Data listing

_ _ _

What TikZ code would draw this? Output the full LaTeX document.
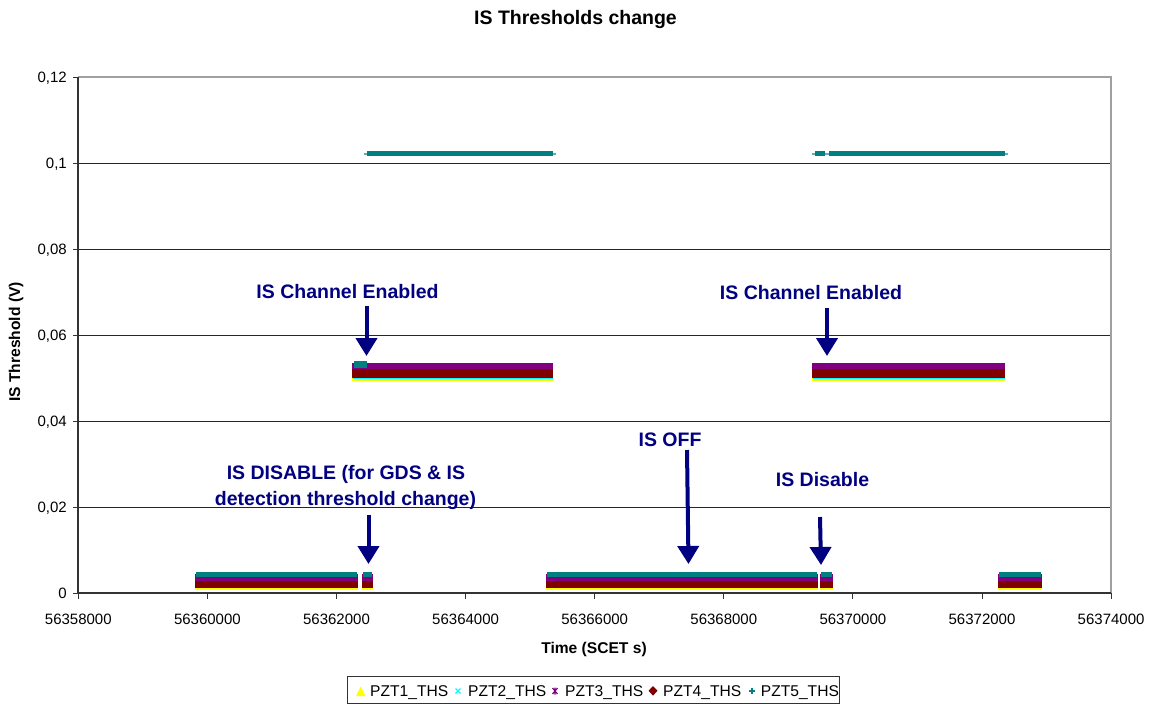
\documentclass[tikz,border=0pt]{standalone}
\usepackage{fontspec}
\setmainfont{Liberation Sans}
\usetikzlibrary{arrows.meta}
\definecolor{yel}{HTML}{FFFF00}
\definecolor{cyn}{HTML}{00FFFF}
\definecolor{pur}{HTML}{800080}
\definecolor{drd}{HTML}{800000}
\definecolor{tea}{HTML}{008080}
\definecolor{ltea}{HTML}{5FB0B0}
\definecolor{nvy}{HTML}{000080}
\definecolor{frm}{HTML}{A0A0A0}
\begin{document}
\begin{tikzpicture}[x=1pt,y=-1pt,
  gridline/.style={draw=black!85,line width=1pt},
  framegray/.style={draw=frm,line width=1.2pt},
  axisline/.style={draw=black!80,line width=1.2pt},
  tickl/.style={draw=black!80,line width=1pt},
  ticklab/.style={font=\fontsize{15}{18}\selectfont,inner sep=0pt},
  axtitle/.style={font=\fontsize{15.6}{18}\selectfont\bfseries,inner sep=0pt},
  annot/.style={font=\fontsize{19.5}{26}\selectfont\bfseries,text=nvy,inner sep=0pt,align=center},
  arr/.style={draw=nvy,line width=4pt,-{Triangle[width=21pt,length=18pt]}},
  legtext/.style={font=\fontsize{15.6}{18}\selectfont,inner sep=0pt,anchor=base west}
]
\useasboundingbox (0,0) rectangle (1155,704);
\fill[white] (0,0) rectangle (1155,704);

% title
\node[font=\fontsize{19.5}{23}\selectfont\bfseries,inner sep=0pt,anchor=base] (title) at (575.5,24) {IS Thresholds change};

% grid and frame
\foreach \yy in {163,249,335,421,507} \draw[gridline] (78,\yy) -- (1111,\yy);
\draw[framegray] (78,77) -- (1111,77) -- (1111,593);
\draw[axisline] (78,77) -- (78,593) -- (1111,593);

% y ticks
\foreach \yy/\lab [count=\k] in {77/{0,12},163/{0,1},249/{0,08},335/{0,06},421/{0,04},507/{0,02},593/0}{
  \draw[tickl] (73,\yy) -- (78,\yy);
  \node[ticklab,anchor=base east] (yl\k) at (67,\yy+5.5) {\lab};
}
% x ticks
\foreach \xx/\lab [count=\k] in {78.3/56358000,207.4/56360000,336.5/56362000,465.6/56364000,594.7/56366000,723.8/56368000,852.9/56370000,982.0/56372000,1111.1/56374000}{
  \draw[tickl] (\xx,593) -- (\xx,598.5);
  \node[ticklab,anchor=base] (xl\k) at (\xx,624.5) {\lab};
}

% axis titles
\node[axtitle,anchor=base] (xtitle) at (594,653) {Time (SCET s)};
\node[axtitle,rotate=90] (ytitle) at (16,342) {IS Threshold (V)};

% ---- data bands ----
% bottom level
\foreach \a/\b in {195/358,362/373,546/818,820/833,998/1042}{
  \fill[yel] (\a,584) rectangle (\b,589.5);
  \fill[cyn] (\a+0.5,583) rectangle (\b-0.5,588.3);
  \fill[pur] (\a,574) rectangle (\b,581);
  \fill[drd] (\a,580.5) rectangle (\b,587.5);
  \fill[tea] (\a+1,571.5) rectangle (\b-1,577);
}
% middle level
\foreach \a/\b in {352/553,812/1005}{
  \fill[yel] (\a,374) rectangle (\b,380.5);
  \fill[cyn] (\a+0.5,373) rectangle (\b-0.5,378.5);
  \fill[pur] (\a,362.5) rectangle (\b,369.5);
  \fill[drd] (\a,369.3) rectangle (\b,378);
}
\fill[tea] (354,361) rectangle (367,367.5);
% top level (PZT5)
\foreach \a/\b in {367/553,815/825,829/1005}{
  \fill[ltea] (\a-3,152.8) rectangle (\b+3,155);
  \fill[tea] (\a,151.3) rectangle (\b,156.3);
}

% ---- annotations ----
\node[annot,anchor=base] (t1) at (347.5,298) {IS Channel Enabled};
\node[annot,anchor=base] (t2) at (811,299) {IS Channel Enabled};
\node[annot,anchor=base] (t3) at (670,446.5) {IS OFF};
\node[annot,anchor=base] (t4) at (822.5,486.5) {IS Disable};
\node[annot,anchor=base] (t5a) at (346,479) {IS DISABLE (for GDS \& IS};
\node[annot,anchor=base] (t5b) at (345.5,505) {detection threshold change)};

\coordinate (a1s) at (366.5,306);  \coordinate (a1e) at (366.5,356);
\coordinate (a2s) at (827,308);    \coordinate (a2e) at (827,356);
\coordinate (a3s) at (687,450);    \coordinate (a3e) at (688.5,564);
\coordinate (a4s) at (820,517);    \coordinate (a4e) at (821,565);
\coordinate (a5s) at (368.5,515);  \coordinate (a5e) at (368.5,564);
\draw[arr] (a1s) -- (a1e);
\draw[arr] (a2s) -- (a2e);
\draw[arr] (a3s) -- (a3e);
\draw[arr] (a4s) -- (a4e);
\draw[arr] (a5s) -- (a5e);

% ---- legend ----
\draw[draw=black!80,line width=1pt,fill=white] (347.5,676) rectangle (839.5,703);
\fill[yel] (356,696) -- (365.5,696) -- (360.7,686.5) -- cycle;
\node[legtext] (l1) at (370,696.5) {PZT1\_THS};
\draw[cyn,line width=1.2pt] (455.5,688.5) -- (460.5,693.5) (455.5,693.5) -- (460.5,688.5);
\node[legtext] (l2) at (468,696.5) {PZT2\_THS};
\draw[pur,line width=1.2pt] (552.5,688) -- (557.5,694) (552.5,694) -- (557.5,688) (555,687.5) -- (555,694.5);
\node[legtext] (l3) at (565,696.5) {PZT3\_THS};
\fill[drd] (653,686) -- (657.5,690.8) -- (653,695.6) -- (648.5,690.8) -- cycle;
\node[legtext] (l4) at (663,696.5) {PZT4\_THS};
\draw[tea,line width=1.2pt] (749,691) -- (755,691) (752,688) -- (752,694);
\node[legtext] (l5) at (760.7,696.5) {PZT5\_THS};
\end{tikzpicture}
\end{document}
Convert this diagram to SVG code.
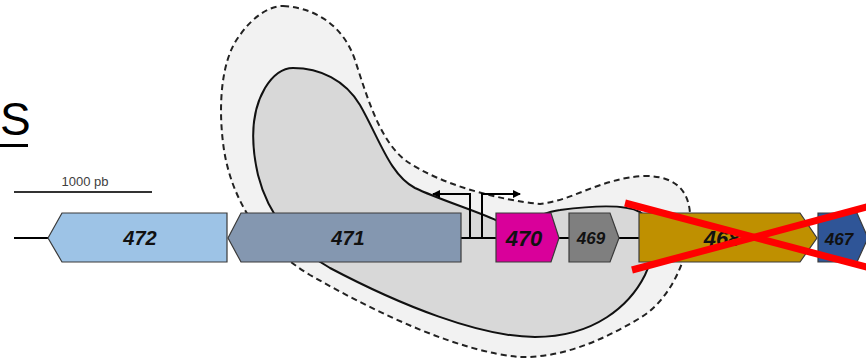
<svg xmlns="http://www.w3.org/2000/svg" width="866" height="361" viewBox="0 0 866 361">
<style>
.gene{stroke:#3a3a3a;stroke-width:1.2}
.lbl{font-family:"Liberation Sans",Arial,sans-serif;font-weight:bold;font-style:italic;text-anchor:middle;fill:#111}
.wire{stroke:#000;stroke-width:2;fill:none}
</style>
<defs>
<marker id="ah" markerWidth="8" markerHeight="8" refX="7" refY="4" orient="auto" markerUnits="userSpaceOnUse">
<path d="M0,0 L8,4 L0,8 Z" fill="#000"/>
</marker>
</defs>
<rect width="866" height="361" fill="#fff"/>
<g id="regions">
<path id="outer" d="M283,6 C320,8 345,30 355,60 C368,100 380,140 405,160 C440,185 500,200 540,204 C575,200 600,178 645,176 C680,176 692,195 690,225 C688,260 670,300 640,318 C600,342 560,358 520,357 C460,352 380,315 310,275 C260,245 232,200 224,150 C218,110 220,60 240,35 C252,18 268,6 283,6 Z" fill="#f2f2f2" stroke="#222" stroke-width="2" stroke-dasharray="6,4"/>
<path id="inner" d="M293,68 C320,68 345,80 360,105 C380,140 390,175 415,188 C440,200 480,212 500,222 C530,225 540,212 560,210 C590,206 625,204 640,212 C660,225 655,255 645,275 C630,305 595,337 535,337 C480,337 400,305 330,268 C295,248 268,215 258,175 C250,140 252,110 265,88 C273,75 283,68 293,68 Z" fill="#d8d8d8" stroke="#111" stroke-width="2"/>
</g>
<g id="connectors">
<line class="wire" x1="14" y1="238" x2="48" y2="238"/>
<line class="wire" x1="461" y1="238" x2="496" y2="238"/>
<line class="wire" x1="559" y1="238" x2="569" y2="238"/>
<line class="wire" x1="619" y1="238" x2="639" y2="238"/>
<path class="wire" d="M470,238 V194 H433" marker-end="url(#ah)"/>
<path class="wire" d="M482,238 V194 H520" marker-end="url(#ah)"/>
</g>
<g id="g472"><polygon class="gene" points="48,238 62,213 227,213 227,262 62,262" fill="#9dc3e6"/><text class="lbl" x="140" y="245" font-size="20">472</text></g>
<g id="g471"><polygon class="gene" points="228,238 241,213 461,213 461,262 241,262" fill="#8497b0"/><text class="lbl" x="348" y="245" font-size="20">471</text></g>
<g id="g470"><polygon class="gene" points="496,213 551,213 559,238 551,262 496,262" fill="#d9009a"/><text class="lbl" x="524" y="246" font-size="22">470</text></g>
<g id="g469"><polygon class="gene" points="569,213 610,213 619,238 610,262 569,262" fill="#7f7f7f"/><text class="lbl" x="591" y="244" font-size="17">469</text></g>
<g id="g468"><polygon class="gene" points="639,213 800,213 817,238 800,262 639,262" fill="#bf9000"/><text class="lbl" x="722" y="246" font-size="22">468</text></g>
<g id="g467"><polygon class="gene" points="818,213 857,213 868,238 857,262 818,262" fill="#2f5597"/><text class="lbl" x="839" y="245" font-size="17">467</text></g>
<g id="cross" stroke="#ff0000" stroke-width="7">
<line x1="625" y1="203" x2="870" y2="268"/>
<line x1="632" y1="270" x2="870" y2="206"/>
</g>
<g id="title">
<text x="0" y="135" font-family="Liberation Sans, Arial, sans-serif" font-size="46" fill="#000">S</text>
<rect x="0" y="144" width="28" height="3" fill="#000"/>
</g>
<g id="scale">
<line x1="14" y1="192" x2="152" y2="192" stroke="#333" stroke-width="2"/>
<text x="85" y="186" font-family="Liberation Sans, Arial, sans-serif" font-size="13" fill="#404040" text-anchor="middle">1000 pb</text>
</g>
</svg>
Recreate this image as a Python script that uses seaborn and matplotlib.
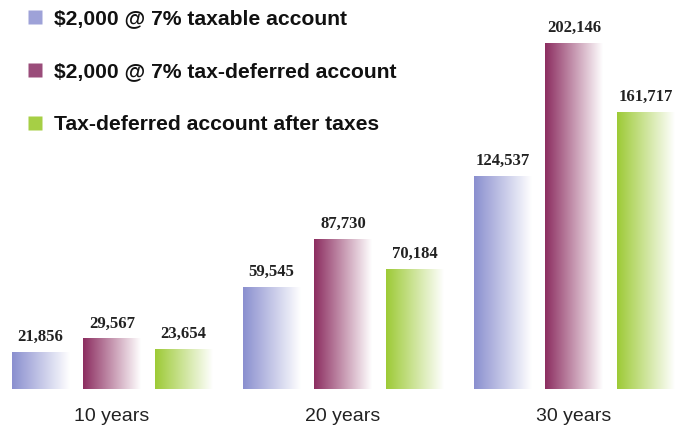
import numpy as np
import pandas as pd
import seaborn as sns
import matplotlib.pyplot as plt
from matplotlib.colors import LinearSegmentedColormap
from matplotlib.lines import Line2D

periods = ["10 years", "20 years", "30 years"]
taxable = [21856, 59545, 124537]
deferred = [29567, 87730, 202146]
after_tax = [23654, 70184, 161717]
series = ["$2,000 @ 7% taxable account",
          "$2,000 @ 7% tax-deferred account",
          "Tax-deferred account after taxes"]
colors = ["#8a8fcf", "#8c2d60", "#9dca36"]
legend_colors = ["#9ea2d8", "#9a4c7a", "#a6cf45"]

df = pd.DataFrame({
    "period": periods * 3,
    "series": np.repeat(series, len(periods)),
    "value": taxable + deferred + after_tax,
})

sns.set_style("white")
plt.rcParams['font.family'] = ['Liberation Sans', 'DejaVu Sans']

fig = plt.figure(figsize=(6.92, 4.30), dpi=100)
ax = fig.add_axes([0, 41 / 430, 1, 389 / 430])

sns.barplot(data=df, x="period", y="value", hue="series", hue_order=series,
            palette=colors, width=0.93, gap=0.2, errorbar=None,
            legend=False, ax=ax)

# gradient fill: colour on the left fading to white on the right
grad = np.linspace(0, 1, 256).reshape(1, -1)
for container, col in zip(ax.containers, colors):
    cmap = LinearSegmentedColormap.from_list("g", [col, "#ffffff"])
    for bar in container:
        x0, y0 = bar.get_x(), bar.get_y()
        w, h = bar.get_width(), bar.get_height()
        bar.set_facecolor("none")
        bar.set_edgecolor("none")
        im = ax.imshow(grad, cmap=cmap, extent=[x0, x0 + w, y0, y0 + h],
                       aspect="auto", interpolation="bicubic", zorder=2)
        im.set_clip_path(bar)

for container, vals in zip(ax.containers, [taxable, deferred, after_tax]):
    ax.bar_label(container, labels=[f"{v:,}" for v in vals], padding=5,
                 fontsize=12, fontweight="bold", color="#222222",
                 family=["Liberation Serif", "DejaVu Serif"])

ax.set_xlim(-112 / 231, (692 - 112) / 231)
ax.set_ylim(0, 389 * 584.2)
ax.set_xlabel("")
ax.set_ylabel("")
ax.set_yticks([])
ax.tick_params(axis="x", length=0, pad=13.5, labelsize=14, labelcolor="#222222")
sns.despine(ax=ax, left=True, bottom=True)

handles = [Line2D([], [], marker="s", linestyle="none", markersize=10.5,
                  markerfacecolor=c, markeredgecolor="none") for c in legend_colors]
labels = [s.replace("$", r"\$") for s in series]
fig.legend(handles, labels, loc="upper left", bbox_to_anchor=(28 / 692, 1 - 9 / 430),
           frameon=False, borderpad=0, borderaxespad=0, handlelength=0.65,
           handletextpad=0.6, labelspacing=1.62, prop={"weight": "bold", "size": 15.2},
           labelcolor="#111111")

fig.savefig("out.png", dpi=100)
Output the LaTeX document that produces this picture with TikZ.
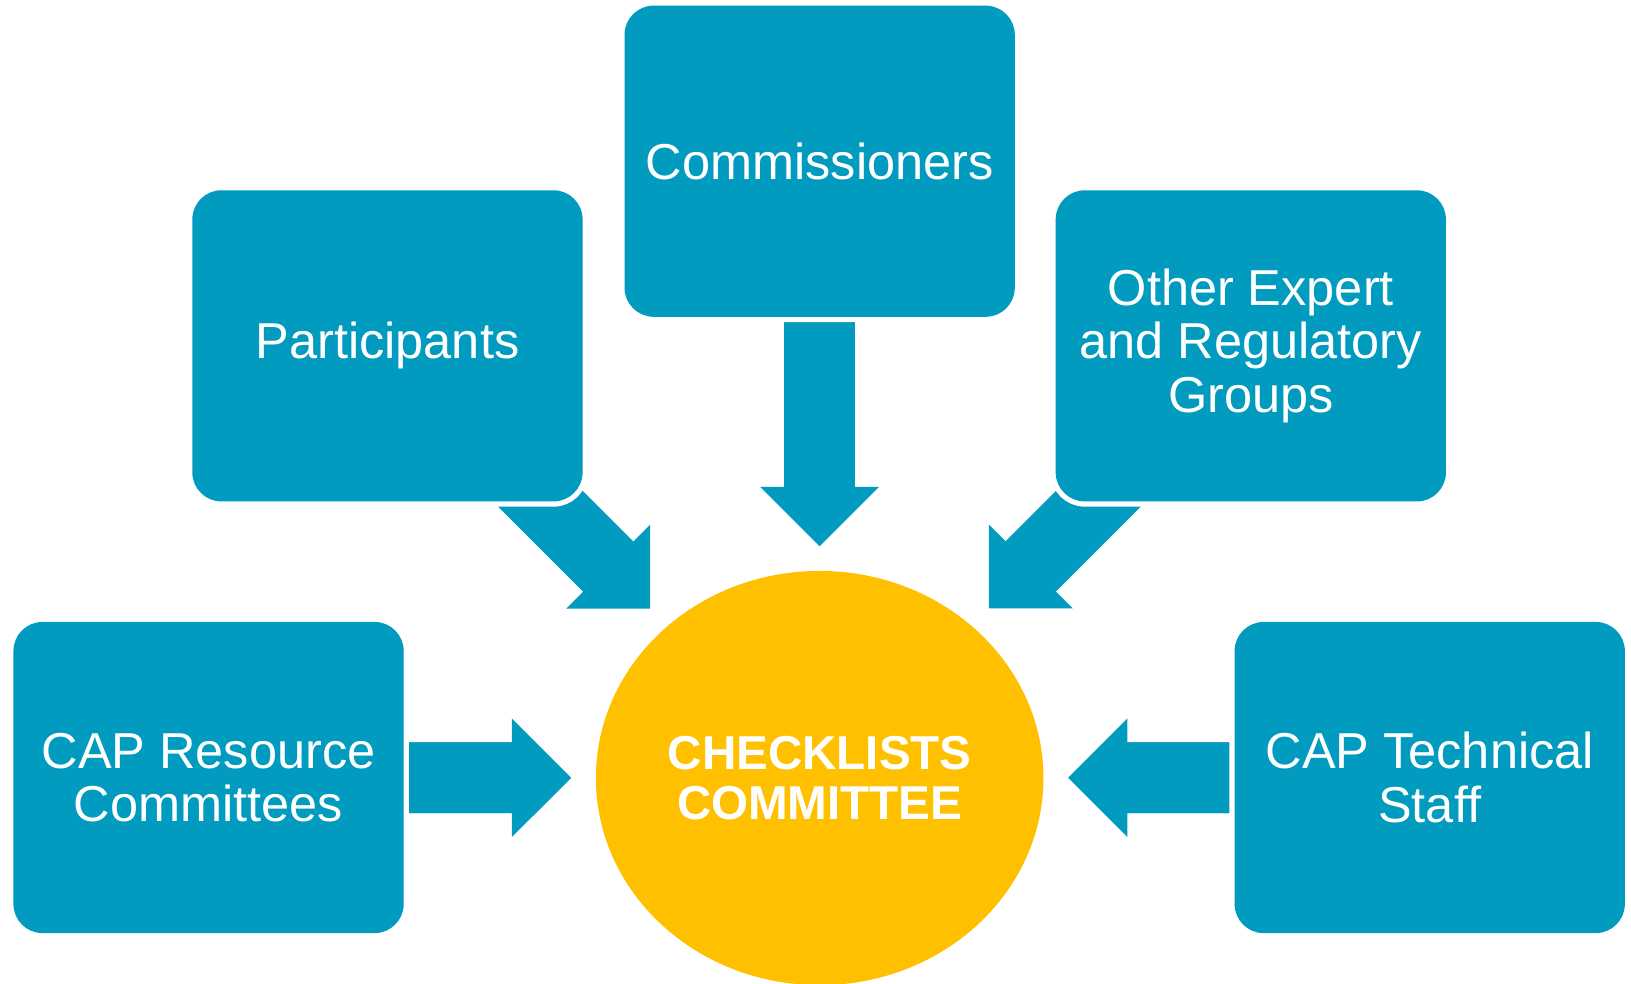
\documentclass[tikz,border=0pt]{standalone}
\usepackage{fontspec}
\setmainfont{Liberation Sans}
\usetikzlibrary{shapes.geometric,arrows.meta,backgrounds}
\definecolor{teal1}{RGB}{0,155,191}
\definecolor{gold1}{RGB}{255,192,0}
\begin{document}
\begin{tikzpicture}[x=0.01cm,y=-0.01cm,
  box/.style={rectangle, fill=teal1, rounded corners=0.28cm,
    minimum width=3.75cm, minimum height=2.99cm, inner sep=0pt,
    text=white, align=center, font=\fontsize{13.8}{14.6}\selectfont,
    preaction={draw=white, line width=0.1cm}},
  hub/.style={ellipse, fill=gold1, minimum width=4.3cm, minimum height=3.98cm,
    inner sep=0pt, text=white, align=center,
    font=\bfseries\fontsize{13}{13.7}\selectfont},
  flow/.style={draw=teal1, line width=0.68cm, shorten >=0.23cm,
    -{Triangle[length=0.57cm,width=1.14cm,line width=0pt]}},
  flowshaft/.style={draw=teal1, line width=0.68cm, shorten >=0.75cm}]
\useasboundingbox (0,0) rectangle (1568,946);

\node[box] (comm) at (788,155) {Commissioners};
\node[box] (part) at (372.5,332.5) {Participants};
\node[box] (other) at (1202.5,332.5) {Other Expert\\and Regulatory\\Groups};
\node[box] (res) at (200.5,747.5) {CAP Resource\\Committees};
\node[box] (tech) at (1374.5,747.5) {CAP Technical\\Staff};
\node[hub] (cc) at (788,748) {CHECKLISTS\\COMMITTEE};

\begin{pgfonlayer}{background}
\foreach \src in {comm,part,other,res,tech}{
  \draw[flow] (\src.center) -- (cc);
  \draw[flowshaft] (\src.center) -- (cc);
}
\end{pgfonlayer}
\end{tikzpicture}
\end{document}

_ _ _

### Set exercise
Return, unchanged, the lines from the first line of the material through the line that holds "(78,593) -- (1111,593);", inclusive, omitting pictures.

### Task result
What TikZ code would draw this? Output the full LaTeX document.
\documentclass[tikz,border=0pt]{standalone}
\usepackage{fontspec}
\setmainfont{Liberation Sans}
\usetikzlibrary{arrows.meta}
\definecolor{yel}{HTML}{FFFF00}
\definecolor{cyn}{HTML}{00FFFF}
\definecolor{pur}{HTML}{800080}
\definecolor{drd}{HTML}{800000}
\definecolor{tea}{HTML}{008080}
\definecolor{ltea}{HTML}{5FB0B0}
\definecolor{nvy}{HTML}{000080}
\definecolor{frm}{HTML}{A0A0A0}
\begin{document}
\begin{tikzpicture}[x=1pt,y=-1pt,
  gridline/.style={draw=black!85,line width=1pt},
  framegray/.style={draw=frm,line width=1.2pt},
  axisline/.style={draw=black!80,line width=1.2pt},
  tickl/.style={draw=black!80,line width=1pt},
  ticklab/.style={font=\fontsize{15}{18}\selectfont,inner sep=0pt},
  axtitle/.style={font=\fontsize{15.6}{18}\selectfont\bfseries,inner sep=0pt},
  annot/.style={font=\fontsize{19.5}{26}\selectfont\bfseries,text=nvy,inner sep=0pt,align=center},
  arr/.style={draw=nvy,line width=4pt,-{Triangle[width=21pt,length=18pt]}},
  legtext/.style={font=\fontsize{15.6}{18}\selectfont,inner sep=0pt,anchor=base west}
]
\useasboundingbox (0,0) rectangle (1155,704);
\fill[white] (0,0) rectangle (1155,704);

% title
\node[font=\fontsize{19.5}{23}\selectfont\bfseries,inner sep=0pt,anchor=base] (title) at (575.5,24) {IS Thresholds change};

% grid and frame
\foreach \yy in {163,249,335,421,507} \draw[gridline] (78,\yy) -- (1111,\yy);
\draw[framegray] (78,77) -- (1111,77) -- (1111,593);
\draw[axisline] (78,77) -- (78,593) -- (1111,593);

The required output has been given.